START Data records
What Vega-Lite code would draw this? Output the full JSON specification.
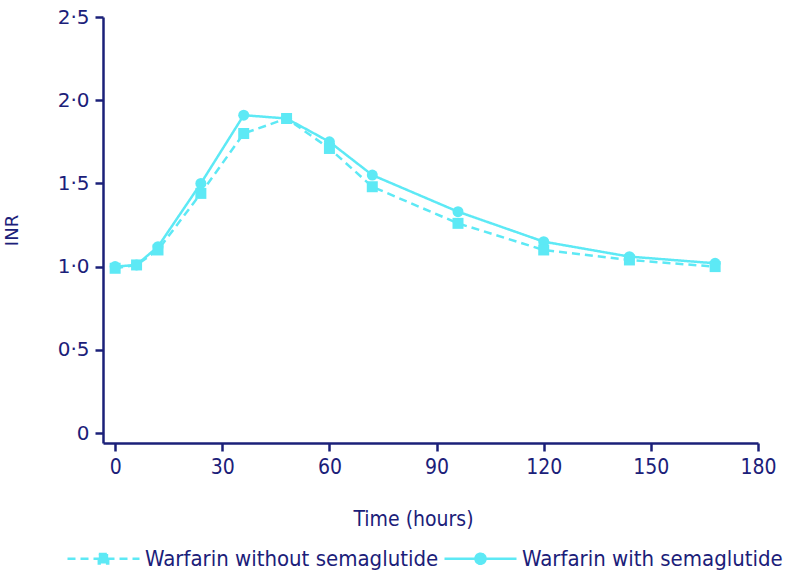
{
  "$schema": "https://vega.github.io/schema/vega-lite/v6.json",
  "width": 655,
  "height": 426,
  "autosize": {"type": "none"},
  "padding": {"left": 103, "top": 17, "right": 28, "bottom": 131},
  "background": "white",
  "data": {
    "values": [
      {"time": 0, "inr": 0.99, "group": "Warfarin without semaglutide"},
      {"time": 6, "inr": 1.01, "group": "Warfarin without semaglutide"},
      {"time": 12, "inr": 1.10, "group": "Warfarin without semaglutide"},
      {"time": 24, "inr": 1.44, "group": "Warfarin without semaglutide"},
      {"time": 36, "inr": 1.80, "group": "Warfarin without semaglutide"},
      {"time": 48, "inr": 1.89, "group": "Warfarin without semaglutide"},
      {"time": 60, "inr": 1.71, "group": "Warfarin without semaglutide"},
      {"time": 72, "inr": 1.48, "group": "Warfarin without semaglutide"},
      {"time": 96, "inr": 1.26, "group": "Warfarin without semaglutide"},
      {"time": 120, "inr": 1.10, "group": "Warfarin without semaglutide"},
      {"time": 144, "inr": 1.04, "group": "Warfarin without semaglutide"},
      {"time": 168, "inr": 1.00, "group": "Warfarin without semaglutide"},
      {"time": 0, "inr": 1.00, "group": "Warfarin with semaglutide"},
      {"time": 6, "inr": 1.01, "group": "Warfarin with semaglutide"},
      {"time": 12, "inr": 1.12, "group": "Warfarin with semaglutide"},
      {"time": 24, "inr": 1.50, "group": "Warfarin with semaglutide"},
      {"time": 36, "inr": 1.91, "group": "Warfarin with semaglutide"},
      {"time": 48, "inr": 1.89, "group": "Warfarin with semaglutide"},
      {"time": 60, "inr": 1.75, "group": "Warfarin with semaglutide"},
      {"time": 72, "inr": 1.55, "group": "Warfarin with semaglutide"},
      {"time": 96, "inr": 1.33, "group": "Warfarin with semaglutide"},
      {"time": 120, "inr": 1.15, "group": "Warfarin with semaglutide"},
      {"time": 144, "inr": 1.06, "group": "Warfarin with semaglutide"},
      {"time": 168, "inr": 1.02, "group": "Warfarin with semaglutide"}
    ]
  },
  "config": {
    "view": {"stroke": null},
    "axis": {
      "grid": false,
      "domainColor": "#1b2079",
      "domainWidth": 2.5,
      "tickColor": "#1b2079",
      "tickWidth": 2.5,
      "tickSize": 8,
      "labelColor": "#1b2079",
      "titleColor": "#1b2079",
      "titleFontWeight": "normal"
    }
  },
  "encoding": {
    "x": {
      "field": "time",
      "type": "quantitative",
      "scale": {"domain": [-3.4, 180], "nice": false, "zero": false},
      "axis": {
        "values": [0, 30, 60, 90, 120, 150, 180],
        "title": "Time (hours)",
        "titleFont": "DejaVu Sans Condensed, Liberation Sans",
        "titleFontSize": 21,
        "titleX": 310,
        "titlePadding": 31,
        "labelFont": "DejaVu Sans Condensed, Liberation Sans",
        "labelFontSize": 21,
        "labelPadding": 5,
        "labelFlush": false
      }
    },
    "y": {
      "field": "inr",
      "type": "quantitative",
      "scale": {"domain": [-0.06, 2.5], "nice": false, "zero": false},
      "axis": {
        "values": [0, 0.5, 1, 1.5, 2, 2.5],
        "labelExpr": "datum.value == 0 ? '0' : replace(format(datum.value, '.1f'), '.', '·')",
        "title": "INR",
        "titleFont": "DejaVu Sans",
        "titleFontSize": 18,
        "titlePadding": 36,
        "labelFont": "DejaVu Sans",
        "labelFontSize": 20,
        "labelPadding": 6,
        "labelFlush": false
      }
    }
  },
  "layer": [
    {
      "mark": {"type": "line", "strokeWidth": 2.5},
      "encoding": {
        "color": {
          "field": "group",
          "type": "nominal",
          "scale": {
            "domain": ["Warfarin without semaglutide", "Warfarin with semaglutide"],
            "range": ["#5de9f5", "#5de9f5"]
          },
          "legend": {
            "orient": "none",
            "direction": "horizontal",
            "legendX": -37,
            "legendY": 504,
            "title": null,
            "padding": 0,
            "columnPadding": 0,
            "symbolSize": 5184,
            "symbolStrokeWidth": 2.5,
            "labelFont": "DejaVu Sans Condensed, Liberation Sans",
            "labelFontSize": 22,
            "labelColor": "#1b2079",
            "labelOffset": 4,
            "labelLimit": 400,
            "encode": {
              "symbols": {
                "update": {
                  "shape": {"signal": "datum.value === 'Warfarin without semaglutide' ? 'M-1,0H1M-0.13,-0.13H0.13V0.13H-0.13Z' : 'M-1,0H1M-0.14,0A0.14,0.14,0,1,0,0.14,0A0.14,0.14,0,1,0,-0.14,0Z'"},
                  "fill": {"value": "#5de9f5"},
                  "stroke": {"value": "#5de9f5"}
                }
              }
            }
          }
        },
        "strokeDash": {
          "field": "group",
          "type": "nominal",
          "scale": {
            "domain": ["Warfarin without semaglutide", "Warfarin with semaglutide"],
            "range": [[8, 5], [1, 0]]
          }
        }
      }
    },
    {
      "transform": [{"filter": "datum.group === 'Warfarin with semaglutide'"}],
      "mark": {"type": "point", "filled": true, "opacity": 1, "size": 121, "shape": "circle", "color": "#5de9f5"}
    },
    {
      "transform": [{"filter": "datum.group === 'Warfarin without semaglutide'"}],
      "mark": {"type": "point", "filled": true, "opacity": 1, "size": 121, "shape": "square", "color": "#5de9f5"}
    }
  ]
}
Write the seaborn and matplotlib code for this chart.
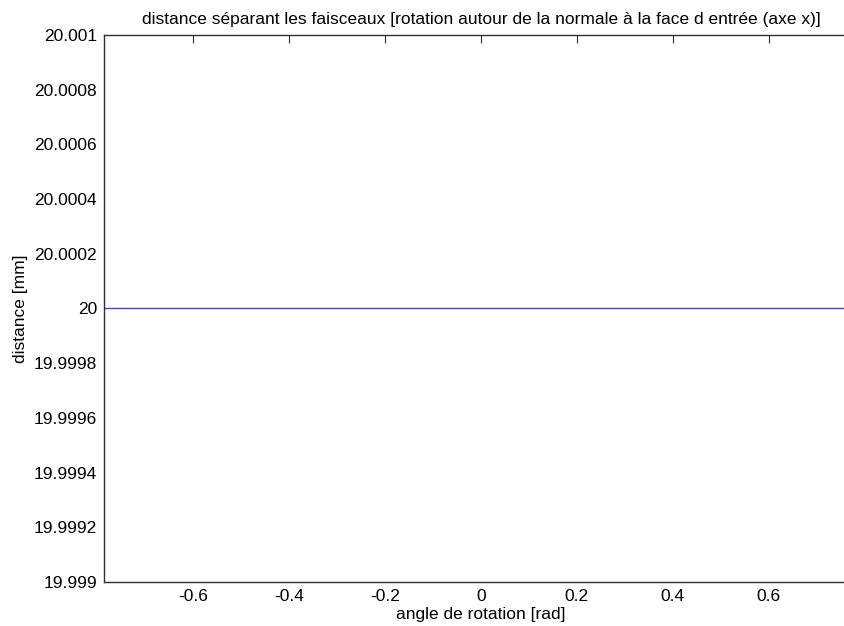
import matplotlib
matplotlib.use("Agg")
import matplotlib.pyplot as plt
import seaborn as sns
import pandas as pd

angle = [-0.7854, -0.6, -0.4, -0.2, 0.0, 0.2, 0.4, 0.6, 0.7854]
distance = [20.0, 20.0, 20.0, 20.0, 20.0, 20.0, 20.0, 20.0, 20.0]
xticks = [-0.6, -0.4, -0.2, 0, 0.2, 0.4, 0.6]
xtick_labels = ["-0.6", "-0.4", "-0.2", "0", "0.2", "0.4", "0.6"]
yticks = [19.999, 19.9992, 19.9994, 19.9996, 19.9998, 20.0, 20.0002, 20.0004, 20.0006, 20.0008, 20.001]
ytick_labels = ["19.999", "19.9992", "19.9994", "19.9996", "19.9998", "20", "20.0002", "20.0004", "20.0006", "20.0008", "20.001"]

sns.set_theme(style="white")
plt.rcParams["font.family"] = ["Liberation Sans", "DejaVu Sans"]
plt.rcParams["text.color"] = "black"
plt.rcParams["axes.labelcolor"] = "black"

df = pd.DataFrame({"angle": angle, "distance": distance})

fig = plt.figure(figsize=(8.45, 6.26), dpi=100)
ax = fig.add_axes([0.1231, 0.0703, 0.892, 0.874])
sns.lineplot(data=df, x="angle", y="distance", ax=ax, color="#4b4b95", linewidth=1.0)

ax.set_xlim(-0.7854, 0.7854)
ax.set_ylim(19.999, 20.001)
ax.set_xticks(xticks)
ax.set_xticklabels(xtick_labels)
ax.set_yticks(yticks)
ax.set_yticklabels(ytick_labels)

for s in ["left", "bottom", "top", "right"]:
    ax.spines[s].set_color("#303030")
    ax.spines[s].set_linewidth(1.0)

ax.tick_params(axis="both", direction="in", length=6, width=0.8, color="#303030",
               labelsize=12.5, labelcolor="black", top=True, right=True, pad=5)

ax.set_xlabel("angle de rotation [rad]", fontsize=12.5, labelpad=2, color="black")
ax.set_ylabel("distance [mm]", fontsize=12.5, labelpad=4, color="black")
ax.set_title("distance séparant les faisceaux [rotation autour de la normale à la face d entrée (axe x)]",
             fontsize=12.5, pad=8, color="black")

fig.savefig("out.png", dpi=100)
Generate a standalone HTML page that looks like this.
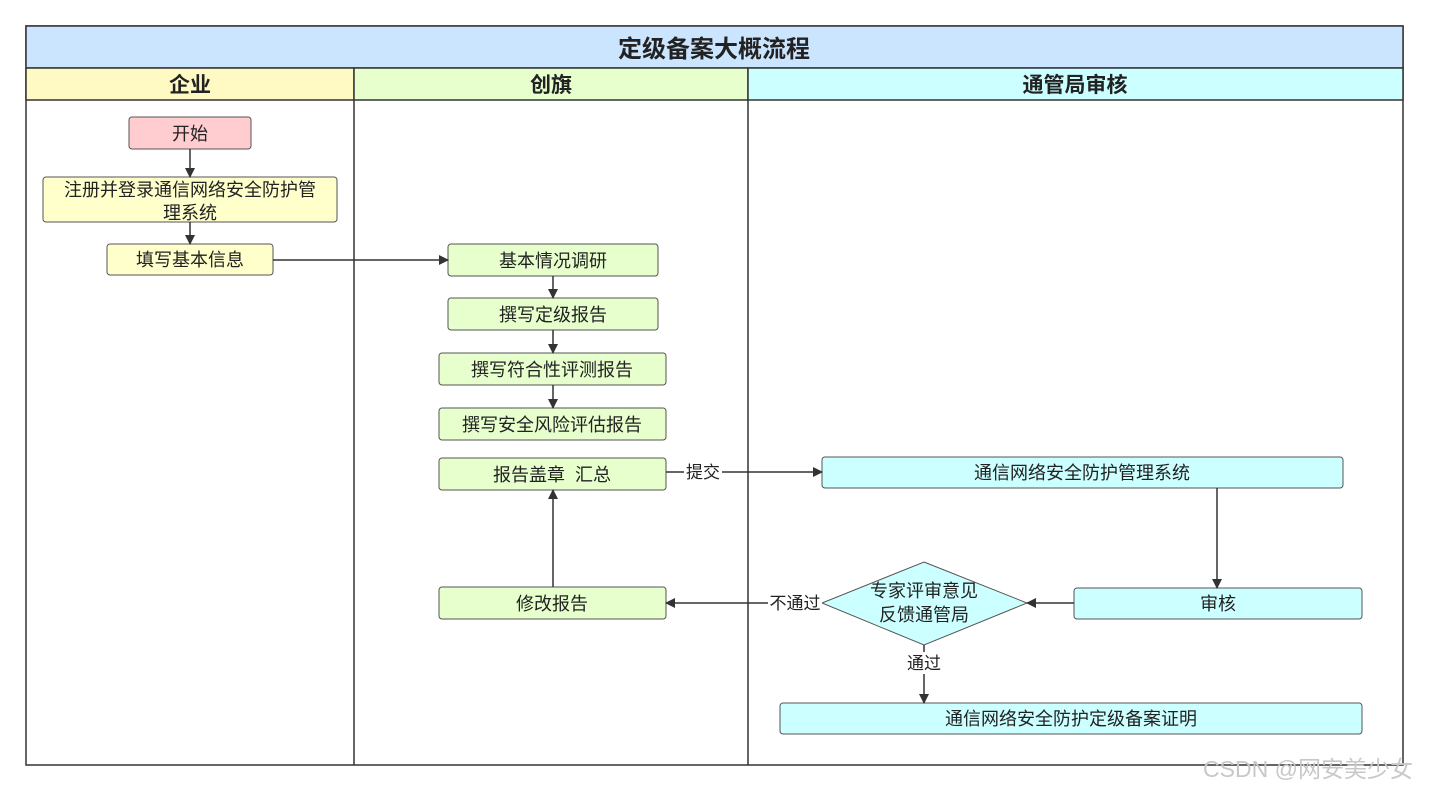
<!DOCTYPE html>
<html><head><meta charset="utf-8"><style>
body{margin:0;background:#fff;}
svg text{font-family:"Liberation Sans","Noto Sans CJK SC",sans-serif;fill:#222;}
</style></head><body>
<svg width="1431" height="792" viewBox="0 0 1431 792" xmlns="http://www.w3.org/2000/svg">
<defs><marker id="a" markerWidth="10" markerHeight="10" refX="9" refY="5" orient="auto" markerUnits="userSpaceOnUse"><path d="M0,0 L10,5 L0,10 z" fill="#333"/></marker></defs>
<rect x="26" y="26" width="1377" height="739" fill="#fff" stroke="#333" stroke-width="1.5"/>
<rect x="26" y="26" width="1377" height="42" fill="#cce5ff" stroke="#333" stroke-width="1.5"/>
<text x="714" y="57" font-size="24" font-weight="bold" text-anchor="middle">定级备案大概流程</text>
<rect x="26" y="68" width="328" height="32" fill="#fff9c4" stroke="#333" stroke-width="1.5"/>
<rect x="354" y="68" width="394" height="32" fill="#e6ffcc" stroke="#333" stroke-width="1.5"/>
<rect x="748" y="68" width="655" height="32" fill="#ccffff" stroke="#333" stroke-width="1.5"/>
<text x="190" y="92" font-size="21" font-weight="bold" text-anchor="middle">企业</text>
<text x="551" y="92" font-size="21" font-weight="bold" text-anchor="middle">创旗</text>
<text x="1075" y="92" font-size="21" font-weight="bold" text-anchor="middle">通管局审核</text>
<line x1="354" y1="100" x2="354" y2="765" stroke="#333" stroke-width="1.5"/>
<line x1="748" y1="100" x2="748" y2="765" stroke="#333" stroke-width="1.5"/>
<g stroke="#555" stroke-width="1">
<rect x="129" y="117" width="122" height="32" rx="3" fill="#ffccd0"/>
<rect x="43" y="177" width="294" height="45" rx="3" fill="#ffffcc"/>
<rect x="107" y="244" width="166" height="31" rx="3" fill="#ffffcc"/>
<rect x="448" y="244" width="210" height="32" rx="3" fill="#e6ffcc"/>
<rect x="448" y="298" width="210" height="32" rx="3" fill="#e6ffcc"/>
<rect x="439" y="353" width="227" height="32" rx="3" fill="#e6ffcc"/>
<rect x="439" y="408" width="227" height="32" rx="3" fill="#e6ffcc"/>
<rect x="439" y="458" width="227" height="32" rx="3" fill="#e6ffcc"/>
<rect x="439" y="587" width="227" height="32" rx="3" fill="#e6ffcc"/>
<rect x="822" y="457" width="521" height="31" rx="3" fill="#ccffff"/>
<rect x="1074" y="588" width="288" height="31" rx="3" fill="#ccffff"/>
<rect x="780" y="703" width="582" height="31" rx="3" fill="#ccffff"/>
<polygon points="924,562 1027,603 924,645 822,603" fill="#ccffff"/>
</g>
<g font-size="18" text-anchor="middle">
<text x="190" y="140">开始</text>
<text x="190" y="196">注册并登录通信网络安全防护管</text>
<text x="190" y="219">理系统</text>
<text x="190" y="266">填写基本信息</text>
<text x="553" y="267">基本情况调研</text>
<text x="553" y="321">撰写定级报告</text>
<text x="552" y="376">撰写符合性评测报告</text>
<text x="552" y="431">撰写安全风险评估报告</text>
<text x="552" y="481">报告盖章&#160;&#160;汇总</text>
<text x="552" y="610">修改报告</text>
<text x="1082" y="479">通信网络安全防护管理系统</text>
<text x="1218" y="610">审核</text>
<text x="1071" y="725">通信网络安全防护定级备案证明</text>
<text x="924" y="597">专家评审意见</text>
<text x="924" y="621">反馈通管局</text>
</g>
<g stroke="#333" stroke-width="1.5" fill="none" marker-end="url(#a)">
<line x1="190" y1="149" x2="190" y2="177"/>
<line x1="190" y1="222" x2="190" y2="244"/>
<line x1="273" y1="260" x2="448" y2="260"/>
<line x1="553" y1="276" x2="553" y2="298"/>
<line x1="553" y1="330" x2="553" y2="353"/>
<line x1="553" y1="385" x2="553" y2="408"/>
<line x1="553" y1="587" x2="553" y2="490"/>
<line x1="666" y1="472" x2="822" y2="472"/>
<line x1="1217" y1="488" x2="1217" y2="588"/>
<line x1="1074" y1="603" x2="1027" y2="603"/>
<line x1="822" y1="603" x2="666" y2="603"/>
<line x1="924" y1="645" x2="924" y2="703"/>
</g>
<g font-size="17" text-anchor="middle">
<rect x="684" y="462" width="38" height="20" fill="#fff"/><text x="703" y="478">提交</text>
<rect x="768" y="593" width="54" height="20" fill="#fff"/><text x="795" y="609">不通过</text>
<rect x="904" y="652" width="40" height="22" fill="#fff"/><text x="924" y="669">通过</text>
</g>
<text x="1308" y="777" font-size="23" style="fill:#c8c8c8" text-anchor="middle">CSDN @网安美少女</text>
</svg>
</body></html>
END Data records
What you should do — Copy every line of the records above that holds the word "seaborn".

Output below —
Write the seaborn and matplotlib code for this chart.
import seaborn as sns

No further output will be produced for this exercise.